Oliver, a writer and executive story editor on the LeBron James-produced “Survivor’s Remorse” for Starz, who has worked with Barris, said it helped that the duo has its own feisty dynamic. “I have heard him give advice on dating, and it’s just horrible advice,” she said with a laugh. “We always disagree — on everything. There are very few moments we are on the same page. So we brought that to the characters.”
One of the tensions in the film is the dynamic between Terri (reprised by Eve) and Rashad (Common). She’s the principal breadwinner of the family, and they deal with the challenges that brings. “The film looks at what that does to their relationship and what it does to the dynamic in the barbershop,” said Jonathan Glickman, president of the motion picture group at MGM, which oversaw production and is distributing the picture with Warner Bros.
The original “Barber Shop,” in 2002, brought in $76 million at the domestic box office on a modest $12 million budget, while the sequel scored $65 million and cost $30 million.
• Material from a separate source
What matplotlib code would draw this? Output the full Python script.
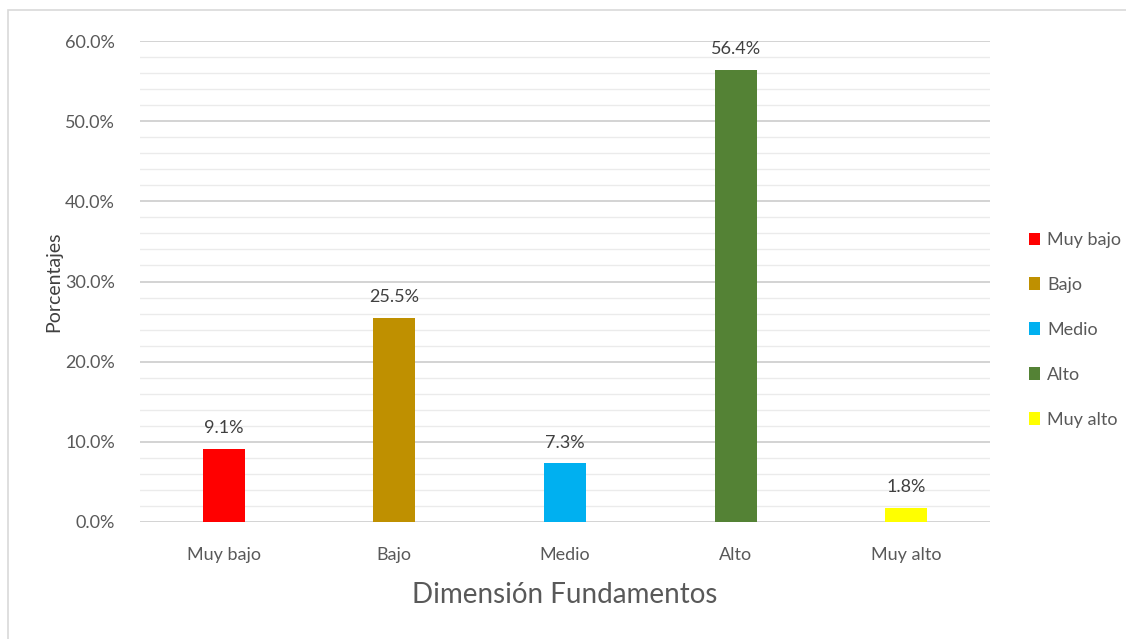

Both films were released by MGM. Box office experts said “The Next Cut” should benefit from the expanded, female-friendly cast and from another kind of diversity — being a comedy squeezed between two superhero franchises: Warners’ “Batman v Superman” and next month’s Disney tentpole “Captain America: Civil War.”
Pop star Minaj, in her second significant film role after playing the office assistant in “The Other Woman,” is a centerpiece of the new “Barber Shop.” Her Draya pushes for women to be forceful in asserting their sexuality — an idea that brings controversy to the shop.
Barris and Oliver said they worked hard to create characters that didn’t fit easily into old stereotypes. So one of the guys is a nerdy, overly analytical sort, while and one of the women is more hippie than flygirl. “We have a lot of different voices, a lot of different points of view,” said Barris. “We bring a perfect jambalaya.”
While “The Next Cut” is banking more on humor than social commentary, the coming together of black men and women in the hair-care business reflects a real world phenomenon, to a degree, said Quincy Mills, a Vassar College history professor who wrote “Cutting Along the Color Line: Black Barbers and Barber Shops in America.”
Barbers and hairdressers sometimes share a shop to defray costs, with the bonus being the creation of a social hub, Mills said. He noted his distress at seeing many reporters cover black reaction to Barack Obama’s first presidential run largely through the lens of less-gender-integrated barber shops, thereby excluding most women.
“With many more women in the shop in the film, you get a much more authentic, richer conversation, whether they are talking about politics or anything else,” said Mills. “I think it’s fantastic to begin to blur those gender barriers.”
P. Frank Williams, VP for strategy and content at digital HipHopTV, said the film is also making itself current by addressing issues raised by the #BlackLivesMatter movement, like violence aimed at young black men.
“It’s a barbershop that is dealing with things that are front and center,” said Williams. “The franchise has succeeded by not avoiding things that are real.”